Today I am feeling impatient with the world. It's not easy to begin seeing through the illusions that surround us moment to moment. If one more bill arrives in the mail, I'm going to scream. It's all just a distraction from what is truly important: family and having uninterrupted time to think. It seems like we're being pulled in a million directions. It seems like there is so much outside of ourselves that cannot run without our constant attention. The outside world seems to nag and pull at us like starving children. Pay this bill now! Call me back now! Me me me! Now now now! Why do we put up with this? It's maddening.
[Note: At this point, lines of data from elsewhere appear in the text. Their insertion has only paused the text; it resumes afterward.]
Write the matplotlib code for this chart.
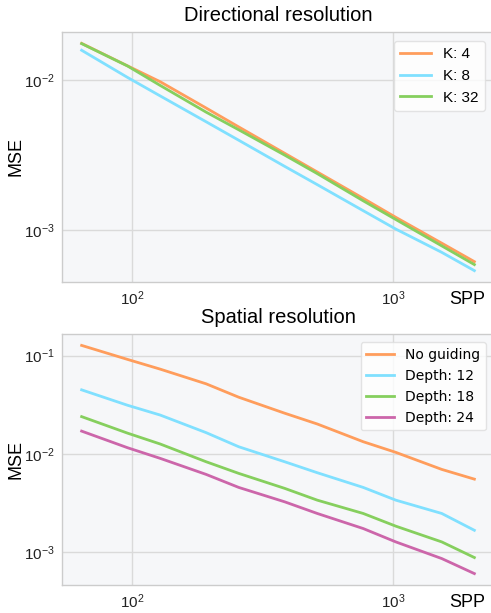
import matplotlib
matplotlib.use("Agg")
import matplotlib.pyplot as plt

# samples per pixel
spp = [64, 96, 128, 192, 256, 384, 512, 768, 1024, 1536, 2048]

# directional resolution
dir_labels = ["K: 4", "K: 8", "K: 32"]
mse_k4 = [0.01757, 0.01243, 0.00974, 0.00650, 0.00486, 0.00324, 0.00243, 0.00162, 0.00121, 0.000813, 0.000612]
mse_k8 = [0.0158, 0.0104, 0.00783, 0.00526, 0.00396, 0.00265, 0.00200, 0.00134, 0.00101, 0.000706, 0.000533]
mse_k32 = [0.0175, 0.0124, 0.0092, 0.0061, 0.00465, 0.00315, 0.00237, 0.00156, 0.00117, 0.00078, 0.000585]

# spatial resolution
spa_labels = ["No guiding", "Depth: 12", "Depth: 18", "Depth: 24"]
mse_none = [0.127, 0.0915, 0.0729, 0.0517, 0.0378, 0.0260, 0.0202, 0.01334, 0.0104, 0.00698, 0.00556]
mse_d12 = [0.0449, 0.0313, 0.0249, 0.0165, 0.01186, 0.00835, 0.00646, 0.00458, 0.0034, 0.00249, 0.00168]
mse_d18 = [0.0240, 0.0163, 0.01265, 0.00835, 0.00636, 0.00448, 0.0034, 0.00249, 0.00185, 0.00128, 0.000888]
mse_d24 = [0.0171, 0.01159, 0.00904, 0.00621, 0.00458, 0.00327, 0.00249, 0.00175, 0.00128, 0.000867, 0.00061]

orange = "#ff9d5c"
blue = "#80e0ff"
green = "#86cf5e"
purple = "#cc66aa"

plt.rcParams["font.family"] = ["Liberation Sans", "DejaVu Sans"]

W, H = 491, 613
fig = plt.figure(figsize=(W / 100, H / 100), dpi=100)


def style_axes(ax):
    ax.set_facecolor("#f6f7f9")
    ax.set_xscale("log")
    ax.set_yscale("log")
    ax.grid(True, which="major", color="#dadada", linewidth=1.0)
    ax.minorticks_off()
    ax.tick_params(length=0, labelsize=11, colors="#222222", pad=5)
    for side in ["left", "bottom", "top"]:
        ax.spines[side].set_color("#cccccc")
        ax.spines[side].set_linewidth(1.0)
    ax.spines["right"].set_visible(False)
    ax.set_axisbelow(True)
    ax.set_ylabel("MSE", fontsize=13, labelpad=0)
    ax.set_xlabel("SPP", fontsize=13)
    ax.xaxis.set_label_coords(0.937, -0.035)


# axes boxes in pixels: left, top, right, bottom
ax1 = fig.add_axes([62 / W, 1 - 282 / H, 432 / W, 250 / H])
ax2 = fig.add_axes([62 / W, 1 - 585 / H, 432 / W, 251 / H])

ax1.plot(spp, mse_k4, color=orange, lw=2, label=dir_labels[0])
ax1.plot(spp, mse_k8, color=blue, lw=2, label=dir_labels[1])
ax1.plot(spp, mse_k32, color=green, lw=2, label=dir_labels[2])
style_axes(ax1)
ax1.set_title("Directional resolution", fontsize=14.5, pad=8)
leg1 = ax1.legend(loc="upper right", fontsize=11, frameon=True, fancybox=True,
                  borderaxespad=0.6)
leg1.get_frame().set_edgecolor("#dddddd")
leg1.get_frame().set_facecolor("white")

ax2.plot(spp, mse_none, color=orange, lw=2, label=spa_labels[0])
ax2.plot(spp, mse_d12, color=blue, lw=2, label=spa_labels[1])
ax2.plot(spp, mse_d18, color=green, lw=2, label=spa_labels[2])
ax2.plot(spp, mse_d24, color=purple, lw=2, label=spa_labels[3])
style_axes(ax2)
ax2.set_title("Spatial resolution", fontsize=14.5, pad=8)
leg2 = ax2.legend(loc="upper right", frameon=True, fancybox=True,
                  borderaxespad=0.6, prop={"family": "DejaVu Sans", "size": 10})
leg2.get_frame().set_edgecolor("#dddddd")
leg2.get_frame().set_facecolor("white")

fig.savefig("out.png", dpi=100)
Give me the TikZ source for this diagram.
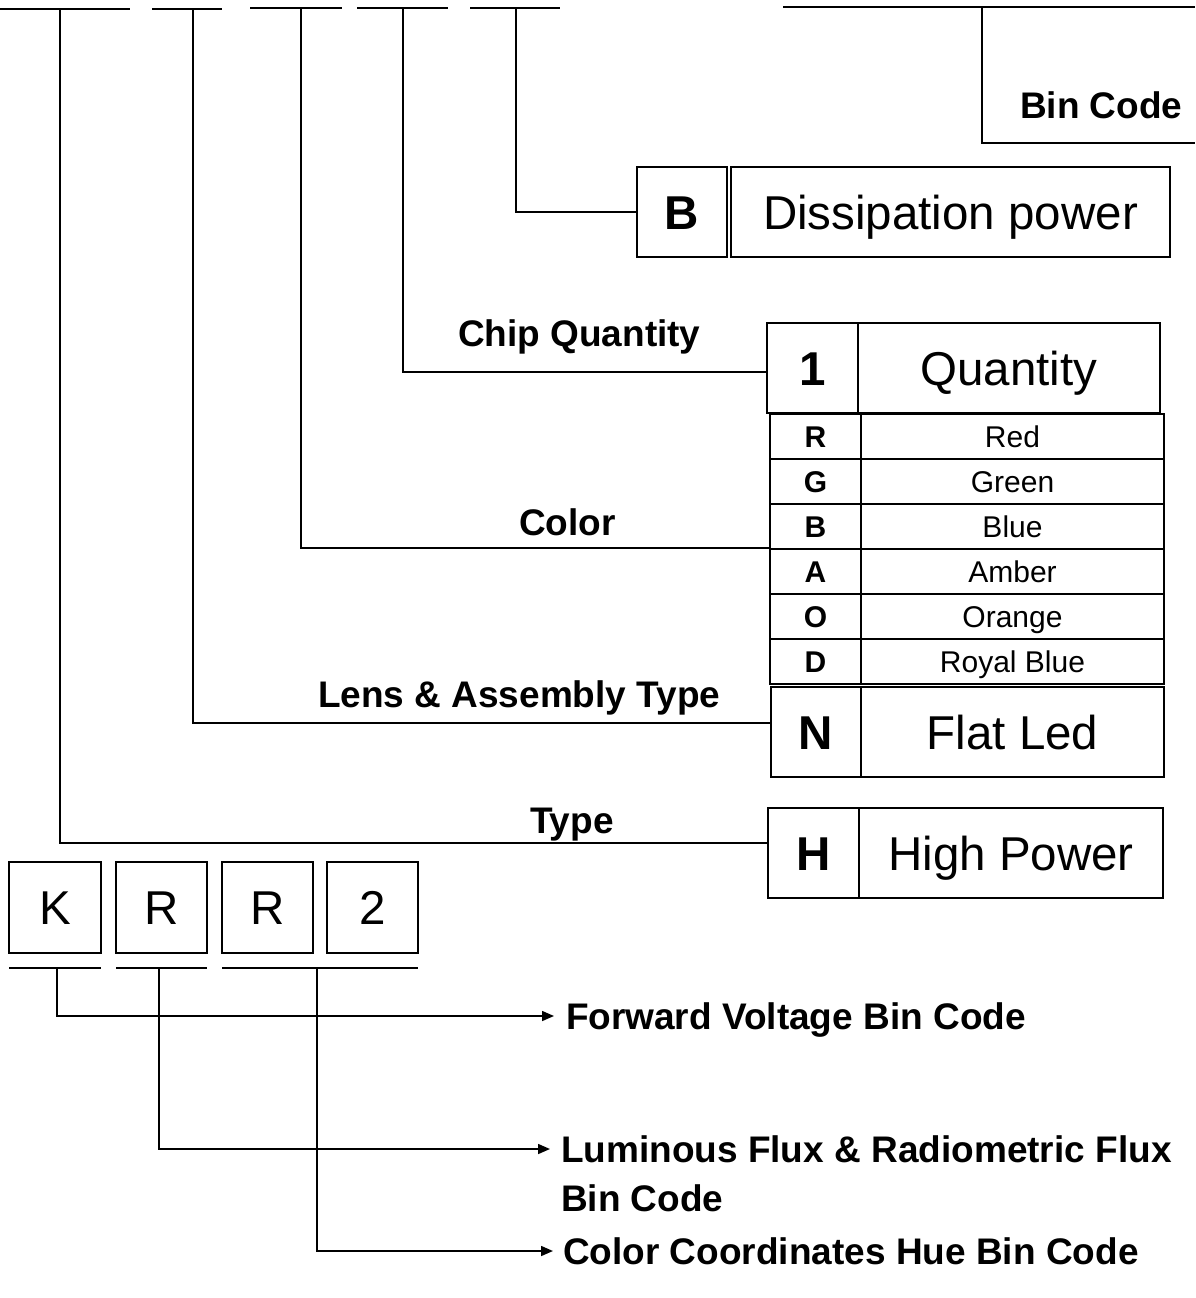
\documentclass[tikz,border=0pt]{standalone}
\usepackage{fontspec}
\setmainfont{Liberation Sans}
\usetikzlibrary{arrows.meta}
\begin{document}
\begin{tikzpicture}[x=1pt,y=-1pt, line width=2pt,
  cell/.style={draw, inner sep=0pt, anchor=center},
  big/.style={font=\fontsize{47.5}{50}\selectfont, text height=34pt, text depth=0pt},
  bigb/.style={font=\bfseries\fontsize{47.5}{50}\selectfont, text height=34pt, text depth=0pt},
  small/.style={font=\fontsize{30}{32}\selectfont, text height=21.5pt, text depth=0pt},
  smallb/.style={font=\bfseries\fontsize{30}{32}\selectfont, text height=21.5pt, text depth=0pt},
  lab/.style={font=\bfseries\fontsize{37}{40}\selectfont, text height=26.5pt, text depth=0pt, inner sep=0pt, anchor=west},
  arr/.style={-{Triangle[length=12pt,width=10pt]}, line width=1.6pt}]
\useasboundingbox (0,0) rectangle (1195,1298);

% top segments
\draw (0,9)--(130,9);
\draw (152,9)--(222,9);
\draw (250,8)--(342,8);
\draw (357,8)--(448,8);
\draw (470,8)--(560,8);
\coordinate (t1) at (60,9);
\coordinate (t2) at (193,9);
\coordinate (t3) at (301,8);
\coordinate (t4) at (403,8);
\coordinate (t5) at (516,8);

% top right bracket
\coordinate (br1) at (783,7);
\coordinate (br2) at (1195,7);
\coordinate (br3) at (982,7);
\coordinate (br4) at (1195,143);
\draw (br1)--(br2);
\draw (br3) |- (br4);
\node[lab] (bincode) at (1019,105) {Bin Code};

% B / Dissipation power
\node[cell,bigb,minimum width=90pt,minimum height=90pt] (bB) at (682,212) {B};
\node[cell,big,minimum width=439pt,minimum height=90pt] (bD) at (950.5,212) {Dissipation power};

% Quantity
\node[lab] (chipq) at (457,333) {Chip Quantity};
\node[cell,bigb,minimum width=91pt,minimum height=90pt] (q1) at (812.5,368) {1};
\node[cell,big,minimum width=302pt,minimum height=90pt] (q2) at (1009,368) {Quantity};

% Color rows
\foreach \nm/\k/\v/\y in {rR/R/Red/436.5, rG/G/Green/481.5, rB/B/Blue/526.5, rA/A/Amber/571.5, rO/O/Orange/616.5, rD/D/Royal Blue/661.5}{
  \node[cell,smallb,minimum width=91pt,minimum height=45pt] (\nm) at (815.5,\y) {\k};
  \node[cell,small,minimum width=303pt,minimum height=45pt] (\nm v) at (1012.5,\y) {\v};
}
\node[lab] (colorlab) at (518,522) {Color};

% N / Flat Led
\node[lab] (lens) at (317,694) {Lens \& Assembly Type};
\node[cell,bigb,minimum width=90pt,minimum height=90pt] (nL) at (816,732) {N};
\node[cell,big,minimum width=303pt,minimum height=90pt] (nR) at (1012.5,732) {Flat Led};

% H / High Power
\node[lab] (typelab) at (529,820) {Type};
\node[cell,bigb,minimum width=91pt,minimum height=90pt] (hL) at (813.5,853) {H};
\node[cell,big,minimum width=304pt,minimum height=90pt] (hR) at (1011,853) {High Power};

% connectors top
\draw (t5) |- (bB.west);
\draw (t4) |- ([yshift=-4pt]q1.west);
\draw (t3) |- (rA.north west);
\draw (t2) |- ([yshift=9pt]nL.west);
\draw (t1) |- ([yshift=10pt]hL.west);

% K R R 2
\node[cell,big,minimum width=92pt,minimum height=91pt] (k1) at (55,907.5) {K};
\node[cell,big,minimum width=91pt,minimum height=91pt] (k2) at (161.5,907.5) {R};
\node[cell,big,minimum width=91pt,minimum height=91pt] (k3) at (267.5,907.5) {R};
\node[cell,big,minimum width=91pt,minimum height=91pt] (k4) at (372.5,907.5) {2};

\draw (9,968)--(101,968);
\draw (116,968)--(207,968);
\draw (222,968)--(418,968);
\coordinate (u1) at (57,968);
\coordinate (u2) at (159,968);
\coordinate (u3) at (317,968);

\node[lab] (fv) at (565,1016) {Forward Voltage Bin Code};
\node[lab] (lf1) at (560,1149) {Luminous Flux \& Radiometric Flux};
\node[lab] (lf2) at (560,1198) {Bin Code};
\node[lab] (cc) at (562,1251) {Color Coordinates Hue Bin Code};

\draw[arr] (u1) |- ([xshift=-11pt]fv.west);
\draw[arr] (u2) |- ([xshift=-10pt]lf1.west);
\draw[arr] (u3) |- ([xshift=-9pt]cc.west);
\end{tikzpicture}
\end{document}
So I see through the chaos. I see what is really going on. We as a society seem to have allowed our energies to be pulled away from our home, away from our gardens, away from our children. So, today I will be shutting off the computer and going outside with my kids to plant some seeds. My kids are far too used to playing with plastic toys instead of interacting with things that have a soul. Sure, I am to blame for this. I was ignorant when they were little. I was poor and living in a dead dimension. Only now am I realizing how important it is to interact with living things. Bills are not alive, so I don't need to expend an ounce of emotion on them. People on the phone can figure things out for themselves. I need to put my foot down and be a stand for my family. We are going outside. Perhaps you should too. I will hear your thoughts better outside than through the phone anyway. See you out there!